Often appearing in TV interviews as a quietly spoken, serious man, Aquino was criticized for failing to project enough presidential charisma, strength or charm. But as his campaign gathered momentum and ended with a resounding victory, Aquino's confidence seemed to grow -- so now he appears more comfortable in public, and his earnest demeanor is being more widely appreciated.

Ms. Mislang says: "He may not be the type of person who likes the limelight -- in fact he just does things in the background. He's both extrovert and introvert. For the longest time he's a shy person, but then if you get to know him, he will go out with you and joke around with you -- he has a very good sense of humor.

Aquino likes to relax by playing pool, or listening to music -- mainly jazz or bossa nova -- something that's "easy to the ear." For the sporting life, Aquino is something of a marksman -- he used to compete -- shooting targets with rifles and handguns.

Declining questions about presidential proposals to his current partner, Aquino has not married yet. Although previously having a number of girlfriends, he's never acquired a womanizing reputation. Aquino avoids alcohol and prefers to drink Coke; but he does smoke -- about 20 cigarettes a day. In private, his style appears to be low-key.

One Manila businesswoman, Sandra Alfonso, who has mixed in the same social circles as Aquino, noted: "At parties you wouldn't even know he was there. He appeared humble, with a quiet dignity. I think he's inherited the spirituality and classy composure of his mother.
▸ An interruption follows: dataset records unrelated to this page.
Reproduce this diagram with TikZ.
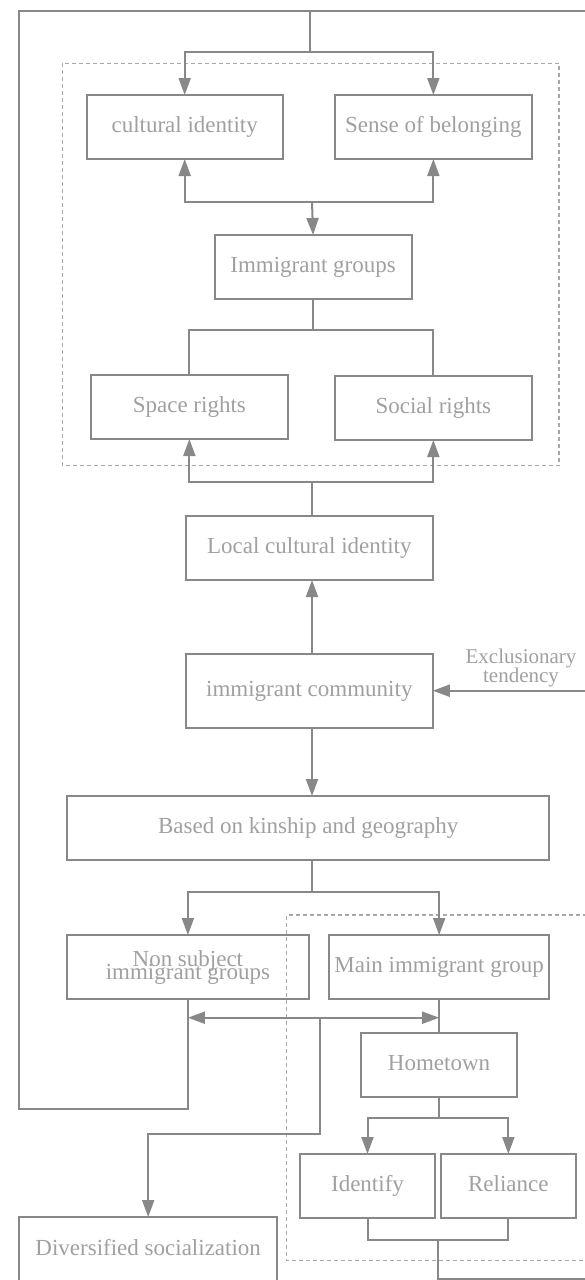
\documentclass[tikz,border=0pt]{standalone}
\usepackage{fontspec}
\setmainfont{Liberation Serif}
\usetikzlibrary{arrows.meta}
\definecolor{lc}{HTML}{888888}
\definecolor{tc}{HTML}{A0A0A0}
\definecolor{dc}{HTML}{A8A8A8}
\begin{document}
\begin{tikzpicture}[x=1pt,y=-1pt,
  boxbase/.style={draw=lc, line width=2pt, text=tc, inner sep=0pt, outer sep=0pt,
    anchor=north west, font=\fontsize{23}{27}\selectfont, align=center},
  box/.style={boxbase, text height=15.5pt, text depth=5pt},
  lbl/.style={text=tc, inner sep=0pt, font=\fontsize{21}{27}\selectfont, align=center},
  con/.style={draw=lc, line width=2pt},
  arr/.style={con, -{Triangle[length=17pt,width=12pt]}},
  darr/.style={con, {Triangle[length=17pt,width=12pt]}-{Triangle[length=17pt,width=12pt]}},
  grp/.style={draw=dc, line width=1.2pt, dash pattern=on 4pt off 3pt}]
\useasboundingbox (0,0) rectangle (585,1280);

% groups
\draw[grp] (62.3,63.3) rectangle (559,465.7);
\draw[grp] (587,915) -- (286.6,915) -- (286.6,1260.7) -- (587,1260.7);

% nodes
\node[box, minimum width=196.2pt, minimum height=64pt] (ci) at (86.6,95) {cultural identity};
\node[box, minimum width=196.7pt, minimum height=64pt] (sb) at (335,95) {Sense of belonging};
\node[box, minimum width=197pt, minimum height=64pt] (ig) at (214.6,235) {Immigrant groups};
\node[box, minimum width=196.7pt, minimum height=64pt] (sr) at (91,375) {Space rights};
\node[box, minimum width=196.7pt, minimum height=64pt] (so) at (335,376) {Social rights};
\node[box, minimum width=247pt, minimum height=64pt] (lci) at (185.8,516) {Local cultural identity};
\node[box, minimum width=247pt, minimum height=74pt] (ic) at (185.8,654) {immigrant community};
\node[box, minimum width=482.1pt, minimum height=64pt] (bk) at (67.2,796) {Based on kinship and geography};
\node[boxbase, minimum width=241.4pt, minimum height=64pt] (ns) at (67.2,935) {Non subject\\[-14pt]immigrant groups};
\node[box, minimum width=220.3pt, minimum height=64pt] (mg) at (329,935) {Main immigrant group};
\node[box, minimum width=155.6pt, minimum height=64pt] (ht) at (361.2,1033) {Hometown};
\node[box, minimum width=135.8pt, minimum height=64pt] (id) at (299.6,1154) {Identify};
\node[box, minimum width=134.7pt, minimum height=64pt] (rl) at (441,1154) {Reliance};
\node[box, minimum width=257.6pt, minimum height=66pt] (ds) at (19.4,1217) {Diversified socialization};
\node[lbl] (ex) at (521,668.4) {Exclusionary\\[-8pt]tendency};

% helper coordinates
\coordinate (cx) at (312,0);
\coordinate (top) at (310,11);
\coordinate (tj) at (310,52);
\coordinate (h1) at (312,202);
\coordinate (h2) at (312,482);
\coordinate (h4) at (0,1017.7);
\coordinate (dj) at (320,1017.7);
\coordinate (lp) at (18.7,1109);
\coordinate (exr) at (586,690.7);
\coordinate (bj) at (437.7,1240);

% outer loop
\draw[con] (ns.south) |- (lp) -- (18.7,11) -- (586,11);
\draw[arr] (top) -- (tj) -| (ci.north);
\draw[arr] (tj) -| (sb.north);

% upper junction
\draw[arr] (h1) -| (ci.south);
\draw[arr] (h1) -| (sb.south);
\draw[arr] (h1) -- (ig.north);

% immigrant groups to rights
\draw[con] (ig.south) -- ++(0,31) -| (sr.north);
\draw[con] (ig.south) -- ++(0,31) -| (so.north);

% lower junction
\draw[arr] (h2) -| (sr.south);
\draw[arr] (h2) -| (so.south);
\draw[con] (h2) -- (cx |- lci.north);

% community
\draw[arr] (cx |- ic.north) -- (cx |- lci.south);
\draw[arr] (exr) -- (ic.east |- exr);
\draw[arr] (cx |- ic.south) -- (cx |- bk.north);

% kinship split
\draw[con] (cx |- bk.south) -- ++(0,32) coordinate (h3);
\draw[arr] (h3) -| (ns.north);
\draw[arr] (h3) -| (mg.north);

% double arrow and branches
\draw[darr] (ns.south |- h4) -- (mg.south |- h4);
\draw[con] (mg.south) -- (mg.south |- ht.north);
\draw[arr] (dj) -- (320,1134.3) -| (ds.north);

% hometown split
\draw[con] (ht.south) -- ++(0,20.7) coordinate (h6);
\draw[arr] (h6) -| (id.north);
\draw[arr] (h6) -| (rl.north);

% bottom join
\draw[con] (id.south) |- (bj) -| (rl.south);
\draw[con] (bj) -- (437.7,1278.5) -- (586,1278.5);
\end{tikzpicture}
\end{document}
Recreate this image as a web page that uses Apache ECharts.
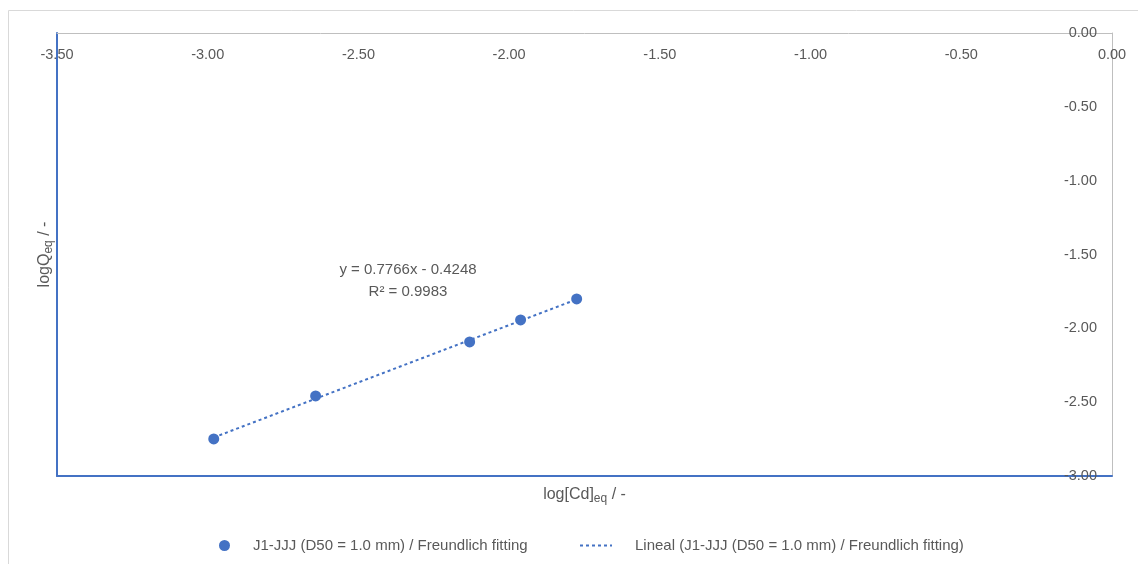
<!DOCTYPE html>
<html>
<head>
<meta charset="utf-8">
<script src="https://cdn.jsdelivr.net/npm/echarts@6/dist/echarts.min.js"></script>
<style>
html,body{margin:0;padding:0;background:#fff;}
#c{width:1138px;height:564px;}
</style>
</head>
<body>
<div id="c"></div>
<script>
// Data
const seriesName = 'J1-JJJ (D50 = 1.0 mm) / Freundlich fitting';
const trendName = 'Lineal (J1-JJJ (D50 = 1.0 mm) / Freundlich fitting)';
const logCd = [-2.98, -2.642, -2.131, -1.962, -1.776];
const logQ = [-2.749, -2.458, -2.092, -1.943, -1.801];
const trendX = [-2.98, -1.776];
const trendY = [-2.739, -1.804];
const eqText = 'y = 0.7766x - 0.4248';
const r2Text = 'R² = 0.9983';

const points = logCd.map((x, i) => [x, logQ[i]]);
const trend = trendX.map((x, i) => [x, trendY[i]]);

const FONT = 'Liberation Sans';
const TXT = '#595959';
const BLUE = '#4472c4';
const GRAY = '#bfbfbf';
const FS = 14.5;

const nameRich = {
  m: {fontSize: 16, color: TXT, fontFamily: FONT},
  s: {fontSize: 12, color: TXT, fontFamily: FONT, verticalAlign: 'bottom', padding: [9, 0, 0, 0]}
};

const chart = echarts.init(document.getElementById('c'), null, {renderer: 'canvas'});
chart.setOption({
  animation: false,
  textStyle: {fontFamily: FONT},
  grid: {left: 57, top: 33, right: 26, bottom: 88, containLabel: false},
  xAxis: [{
    type: 'value', min: -3.5, max: 0, interval: 0.5, position: 'top',
    axisLine: {onZero: false, lineStyle: {color: GRAY, width: 1}},
    axisTick: {show: false},
    splitLine: {show: false},
    axisLabel: {inside: true, margin: 14, color: TXT, fontSize: FS, fontFamily: FONT,
      formatter: v => v.toFixed(2)}
  }, {
    type: 'value', min: -3.5, max: 0, interval: 0.5, position: 'bottom',
    axisLine: {onZero: false, lineStyle: {color: BLUE, width: 2}},
    axisTick: {show: false}, splitLine: {show: false}, axisLabel: {show: false},
    name: '{m|log[Cd]}{s|eq}{m| / -}', nameLocation: 'middle', nameGap: 8,
    nameTextStyle: {rich: nameRich}
  }],
  yAxis: [{
    type: 'value', min: -3, max: 0, interval: 0.5, position: 'right',
    axisLine: {onZero: false, lineStyle: {color: GRAY, width: 1}},
    axisTick: {show: false},
    splitLine: {show: false},
    axisLabel: {inside: true, margin: 15, color: TXT, fontSize: FS, fontFamily: FONT,
      formatter: v => v.toFixed(2)}
  }, {
    type: 'value', min: -3, max: 0, interval: 0.5, position: 'left',
    axisLine: {onZero: false, lineStyle: {color: BLUE, width: 2}},
    axisTick: {show: false}, splitLine: {show: false}, axisLabel: {show: false},
    name: '{m|logQ}{s|eq}{m| / -}', nameLocation: 'middle', nameGap: 2, nameRotate: 90,
    nameTextStyle: {rich: nameRich}
  }],
  legend: [{
    bottom: 6, left: 214, itemWidth: 11, itemHeight: 11,
    textStyle: {color: TXT, fontSize: 15, fontFamily: FONT, padding: [0, 0, 0, 18]},
    data: [{name: seriesName, icon: 'circle', itemStyle: {color: BLUE, opacity: 1}}]
  }, {
    bottom: 6, left: 574, itemWidth: 32, itemHeight: 10,
    textStyle: {color: TXT, fontSize: 15, fontFamily: FONT, padding: [0, 0, 0, 18]},
    data: [{name: trendName, itemStyle: {opacity: 0}, lineStyle: {color: BLUE, width: 2, type: [3, 3]}}]
  }],
  series: [{
    name: trendName, type: 'line', data: trend, showSymbol: false, symbol: 'none',
    lineStyle: {color: BLUE, width: 2, type: [3, 3]}, itemStyle: {color: BLUE}, z: 2
  }, {
    name: seriesName, type: 'scatter', data: points, symbol: 'circle', symbolSize: 11,
    itemStyle: {color: BLUE, opacity: 1}, z: 3
  }],
  graphic: [{
    type: 'rect', shape: {x: 8.5, y: 10.5, width: 1140, height: 560}, silent: true,
    style: {fill: 'none', stroke: '#d9d9d9', lineWidth: 1}, z: -10
  }, {
    type: 'text', x: 408, y: 259,
    style: {text: eqText + '\n' + r2Text, fill: TXT, font: '15px ' + FONT, lineHeight: 22,
      align: 'center'}
  }]
});
</script>
</body>
</html>
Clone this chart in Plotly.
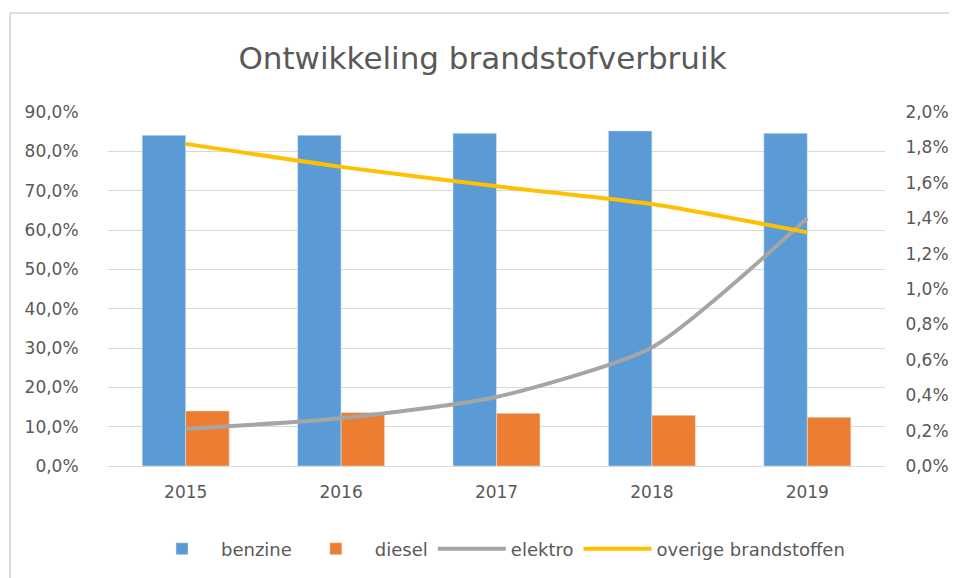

But he's no pushover, so if someone says something he doesn't agree with, he'll say so quite firmly."

Given his family's traumatic history, will Aquino enjoy being the president? He said in April: "If it redounds to the people and they say 'Thank you -- you achieved this, you changed that' -- then I think it will be worthwhile. It's just six years, and if this is the sacrifice that's necessary, to make meaning of all of the sacrifices that came before it, then it will be worth it."